Well, it only took a couple of hours before the first entries showed up – for explorer.exe! Obviously, explorer.exe in it's default installed wouldn't do something so obnoxious, so it must've been one of the myriad of shell extensions I have installed doing it.
So now, I whip out my trusty Process Explorer, open up the modules view for explorer.exe and have a look at all the yellow-highlighted rows (which indicate images that have been rebased: I figured any programmer lousy enough to write to a file in the root directory without my knowledge would have to be lousy enough to also not rebase their shell extension DLL). Simply right-clicked on each, selected "Properties..." went to the Strings tab and did a "Find..." for "trace.txt"

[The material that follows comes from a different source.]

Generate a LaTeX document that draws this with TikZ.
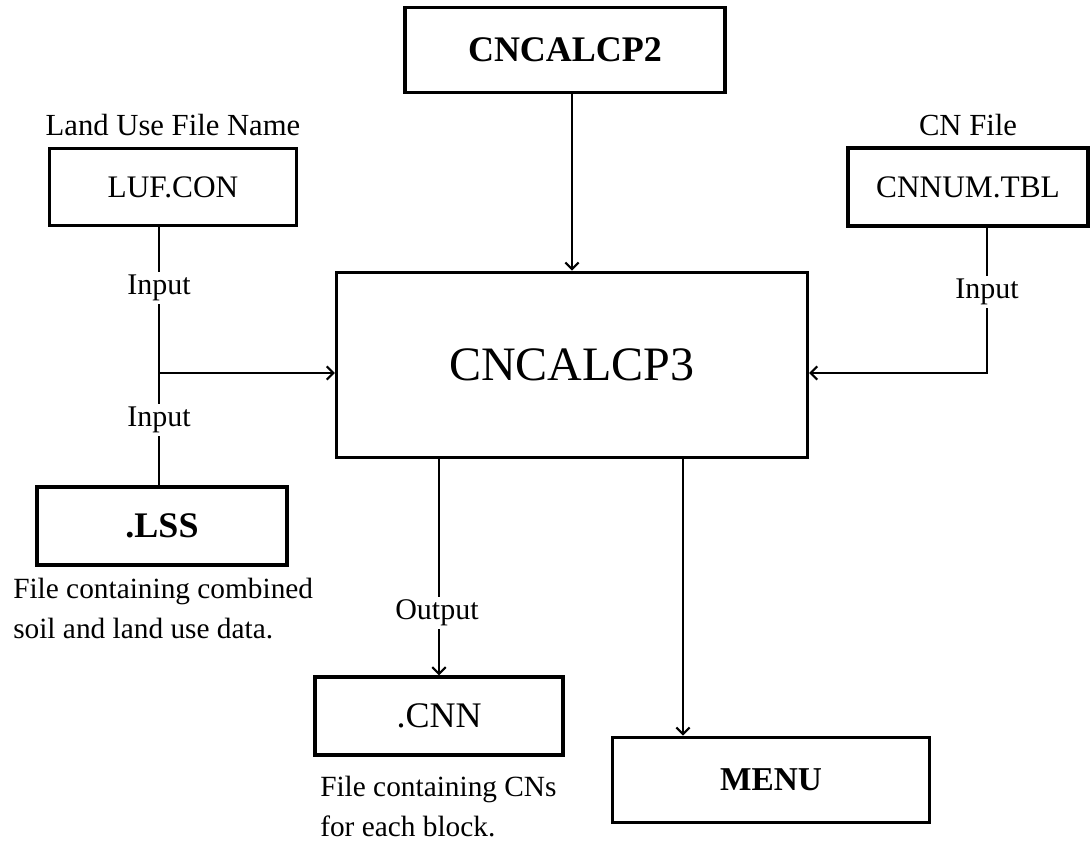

Ah HA! I found it, the string "C:\trace.txt"
I found it in a shell extension provided by the demo edition of "HHD Hex Editor," which I must've downloaded ages ago to look at a binary file or something. I can't even remember why I downloaded it now... but it looks like it had a hard-coded reference to the file "C:\trace.txt". I don't know why, but I wonder what would have happened if I'd set trace.txt's security properties to deny write access to my account? Or if I didn't have a C: drive at all?
Anyway, suffice to say, I've removed the offending software, and I don't think I'll bother to try any of the newer versions.